# [PROVIDED DATA]
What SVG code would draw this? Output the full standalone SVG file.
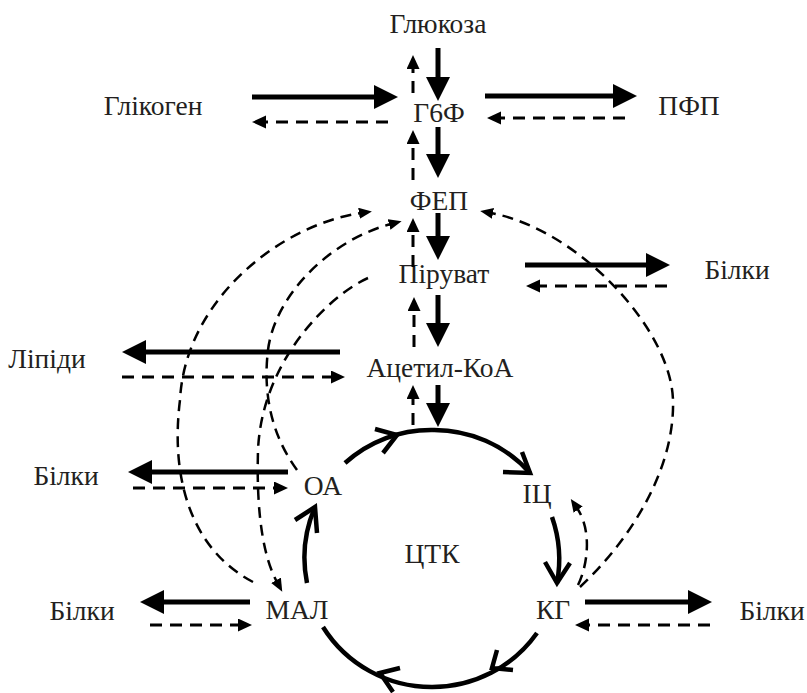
<svg xmlns="http://www.w3.org/2000/svg" width="807" height="693" viewBox="0 0 807 693">
<defs>
<style>
text{font-size:27.5px;fill:#231f20;text-anchor:middle}
.s{stroke:#000;stroke-width:5;fill:none;marker-end:url(#hs)}
.d{stroke:#000;stroke-width:3;fill:none;stroke-dasharray:12 8;marker-end:url(#hd)}
.c{stroke:#000;stroke-width:2.5;fill:none;stroke-dasharray:11 7;marker-end:url(#hc)}
.k{stroke:#000;stroke-width:4.5;fill:none;stroke-linecap:butt}
</style>
<marker id="hs" markerUnits="userSpaceOnUse" markerWidth="26" markerHeight="26" refX="4" refY="12" orient="auto"><path d="M0,0 L24,12 L0,24 z" fill="#000"/></marker>
<marker id="hd" markerUnits="userSpaceOnUse" markerWidth="16" markerHeight="15" refX="3" refY="6.5" orient="auto"><path d="M0,0 L14,6.5 L0,13 z" fill="#000"/></marker>
<marker id="hc" markerUnits="userSpaceOnUse" markerWidth="15" markerHeight="13" refX="2" refY="5.5" orient="auto"><path d="M0,0 L13,5.5 L0,11 z" fill="#000"/></marker>
</defs>
<rect width="807" height="693" fill="#fff"/>

<g font-family="Liberation Serif, serif">
<g id="n-glucose"><text x="438" y="33">Глюкоза</text></g>
<g id="n-glycogen"><text x="153" y="115">Глікоген</text></g>
<g id="n-g6f"><text x="439" y="122">Г6Ф</text></g>
<g id="n-pfp"><text x="689" y="115">ПФП</text></g>
<g id="n-fep"><text x="439" y="210">ФЕП</text></g>
<g id="n-pyruvate"><text x="444" y="283">Піруват</text></g>
<g id="n-proteins1"><text x="737" y="279">Білки</text></g>
<g id="n-lipids"><text x="47" y="368">Ліпіди</text></g>
<g id="n-acetylcoa"><text x="440" y="377">Ацетил-КоА</text></g>
<g id="n-proteins2"><text x="66" y="485">Білки</text></g>
<g id="n-oa"><text x="323" y="495">ОА</text></g>
<g id="n-ic"><text x="537" y="503">ІЦ</text></g>
<g id="n-tca"><text x="432" y="563">ЦТК</text></g>
<g id="n-mal"><text x="297" y="619">МАЛ</text></g>
<g id="n-kg"><text x="553" y="619">КГ</text></g>
<g id="n-proteins3"><text x="82" y="620">Білки</text></g>
<g id="n-proteins4"><text x="772" y="620">Білки</text></g>
</g>

<g id="connectors">
<line class="s" x1="438" y1="48" x2="438" y2="81"/>
<line class="s" x1="252" y1="97" x2="378" y2="97"/>
<line class="s" x1="485" y1="96" x2="617" y2="96"/>
<line class="s" x1="438" y1="127" x2="438" y2="158"/>
<line class="s" x1="438" y1="213" x2="438" y2="240"/>
<line class="s" x1="525" y1="265" x2="650" y2="265"/>
<line class="s" x1="438" y1="295" x2="438" y2="327"/>
<line class="s" x1="340" y1="352" x2="142" y2="352"/>
<line class="s" x1="438" y1="385" x2="438" y2="407"/>
<line class="s" x1="288" y1="472" x2="148" y2="472"/>
<line class="s" x1="250" y1="602" x2="160" y2="602"/>
<line class="s" x1="585" y1="602" x2="692" y2="602"/>
<line class="d" x1="413" y1="93" x2="413" y2="66"/>
<line class="d" x1="388" y1="122" x2="263" y2="122"/>
<line class="d" x1="625" y1="118" x2="498" y2="118"/>
<line class="d" x1="413" y1="180" x2="413" y2="141"/>
<line class="d" x1="413" y1="267" x2="413" y2="229"/>
<line class="d" x1="414" y1="347" x2="414" y2="308"/>
<line class="d" x1="667" y1="286" x2="537" y2="286"/>
<line class="d" x1="122" y1="377" x2="334" y2="377"/>
<line class="d" x1="413" y1="425" x2="413" y2="396"/>
<line class="d" x1="133" y1="488" x2="277" y2="488"/>
<line class="d" x1="150" y1="625" x2="241" y2="625"/>
<line class="d" x1="710" y1="625" x2="586" y2="625"/>
<path class="c" d="M253,582 C192,550 170,480 180,400 C185,300 280,225 361,213"/>
<path class="c" d="M297,470 C275,440 262,400 268,350 C275,295 330,240 391,224"/>
<path class="c" d="M368,278 C330,295 262,360 258,450 C256,520 265,560 277,582"/>
<path class="c" d="M580,587 C630,540 675,470 673,400 C671,330 580,230 491,213"/>
<path class="c" d="M578,585 C588,565 592,530 577,508"/>
<path class="k" d="M345,463 A128,128 0 0 1 432,430"/>
<path class="k" d="M375,429 L397,435 L383,453"/>
<path class="k" d="M432,430 A128,128 0 0 1 530,473"/>
<path class="k" d="M503,472 L530,473 L522,452"/>
<path class="k" d="M552,517 A128,128 0 0 1 557,583"/>
<path class="k" d="M545,562 L557,583 L570,563"/>
<path class="k" d="M537,633 A128,128 0 0 1 432,687"/>
<path class="k" d="M497,650 L492,668 L513,670"/>
<path class="k" d="M432,687 A128,128 0 0 1 323,627"/>
<path class="k" d="M400,668 L380,673 L393,692"/>
<path class="k" d="M307,583 A128,128 0 0 1 315,507"/>
<path class="k" d="M295,520 L315,507 L317,533"/>
</g>
</svg>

# [WRITTEN EXERCISE]
Without the pictures, repeat the listing above exactly.

# [OUTPUT OF THE EXERCISE]
What SVG code would draw this? Output the full standalone SVG file.
<svg xmlns="http://www.w3.org/2000/svg" width="807" height="693" viewBox="0 0 807 693">
<defs>
<style>
text{font-size:27.5px;fill:#231f20;text-anchor:middle}
.s{stroke:#000;stroke-width:5;fill:none;marker-end:url(#hs)}
.d{stroke:#000;stroke-width:3;fill:none;stroke-dasharray:12 8;marker-end:url(#hd)}
.c{stroke:#000;stroke-width:2.5;fill:none;stroke-dasharray:11 7;marker-end:url(#hc)}
.k{stroke:#000;stroke-width:4.5;fill:none;stroke-linecap:butt}
</style>
<marker id="hs" markerUnits="userSpaceOnUse" markerWidth="26" markerHeight="26" refX="4" refY="12" orient="auto"><path d="M0,0 L24,12 L0,24 z" fill="#000"/></marker>
<marker id="hd" markerUnits="userSpaceOnUse" markerWidth="16" markerHeight="15" refX="3" refY="6.5" orient="auto"><path d="M0,0 L14,6.5 L0,13 z" fill="#000"/></marker>
<marker id="hc" markerUnits="userSpaceOnUse" markerWidth="15" markerHeight="13" refX="2" refY="5.5" orient="auto"><path d="M0,0 L13,5.5 L0,11 z" fill="#000"/></marker>
</defs>
<rect width="807" height="693" fill="#fff"/>

<g font-family="Liberation Serif, serif">
<g id="n-glucose"><text x="438" y="33">Глюкоза</text></g>
<g id="n-glycogen"><text x="153" y="115">Глікоген</text></g>
<g id="n-g6f"><text x="439" y="122">Г6Ф</text></g>
<g id="n-pfp"><text x="689" y="115">ПФП</text></g>
<g id="n-fep"><text x="439" y="210">ФЕП</text></g>
<g id="n-pyruvate"><text x="444" y="283">Піруват</text></g>
<g id="n-proteins1"><text x="737" y="279">Білки</text></g>
<g id="n-lipids"><text x="47" y="368">Ліпіди</text></g>
<g id="n-acetylcoa"><text x="440" y="377">Ацетил-КоА</text></g>
<g id="n-proteins2"><text x="66" y="485">Білки</text></g>
<g id="n-oa"><text x="323" y="495">ОА</text></g>
<g id="n-ic"><text x="537" y="503">ІЦ</text></g>
<g id="n-tca"><text x="432" y="563">ЦТК</text></g>
<g id="n-mal"><text x="297" y="619">МАЛ</text></g>
<g id="n-kg"><text x="553" y="619">КГ</text></g>
<g id="n-proteins3"><text x="82" y="620">Білки</text></g>
<g id="n-proteins4"><text x="772" y="620">Білки</text></g>
</g>

<g id="connectors">
<line class="s" x1="438" y1="48" x2="438" y2="81"/>
<line class="s" x1="252" y1="97" x2="378" y2="97"/>
<line class="s" x1="485" y1="96" x2="617" y2="96"/>
<line class="s" x1="438" y1="127" x2="438" y2="158"/>
<line class="s" x1="438" y1="213" x2="438" y2="240"/>
<line class="s" x1="525" y1="265" x2="650" y2="265"/>
<line class="s" x1="438" y1="295" x2="438" y2="327"/>
<line class="s" x1="340" y1="352" x2="142" y2="352"/>
<line class="s" x1="438" y1="385" x2="438" y2="407"/>
<line class="s" x1="288" y1="472" x2="148" y2="472"/>
<line class="s" x1="250" y1="602" x2="160" y2="602"/>
<line class="s" x1="585" y1="602" x2="692" y2="602"/>
<line class="d" x1="413" y1="93" x2="413" y2="66"/>
<line class="d" x1="388" y1="122" x2="263" y2="122"/>
<line class="d" x1="625" y1="118" x2="498" y2="118"/>
<line class="d" x1="413" y1="180" x2="413" y2="141"/>
<line class="d" x1="413" y1="267" x2="413" y2="229"/>
<line class="d" x1="414" y1="347" x2="414" y2="308"/>
<line class="d" x1="667" y1="286" x2="537" y2="286"/>
<line class="d" x1="122" y1="377" x2="334" y2="377"/>
<line class="d" x1="413" y1="425" x2="413" y2="396"/>
<line class="d" x1="133" y1="488" x2="277" y2="488"/>
<line class="d" x1="150" y1="625" x2="241" y2="625"/>
<line class="d" x1="710" y1="625" x2="586" y2="625"/>
<path class="c" d="M253,582 C192,550 170,480 180,400 C185,300 280,225 361,213"/>
<path class="c" d="M297,470 C275,440 262,400 268,350 C275,295 330,240 391,224"/>
<path class="c" d="M368,278 C330,295 262,360 258,450 C256,520 265,560 277,582"/>
<path class="c" d="M580,587 C630,540 675,470 673,400 C671,330 580,230 491,213"/>
<path class="c" d="M578,585 C588,565 592,530 577,508"/>
<path class="k" d="M345,463 A128,128 0 0 1 432,430"/>
<path class="k" d="M375,429 L397,435 L383,453"/>
<path class="k" d="M432,430 A128,128 0 0 1 530,473"/>
<path class="k" d="M503,472 L530,473 L522,452"/>
<path class="k" d="M552,517 A128,128 0 0 1 557,583"/>
<path class="k" d="M545,562 L557,583 L570,563"/>
<path class="k" d="M537,633 A128,128 0 0 1 432,687"/>
<path class="k" d="M497,650 L492,668 L513,670"/>
<path class="k" d="M432,687 A128,128 0 0 1 323,627"/>
<path class="k" d="M400,668 L380,673 L393,692"/>
<path class="k" d="M307,583 A128,128 0 0 1 315,507"/>
<path class="k" d="M295,520 L315,507 L317,533"/>
</g>
</svg>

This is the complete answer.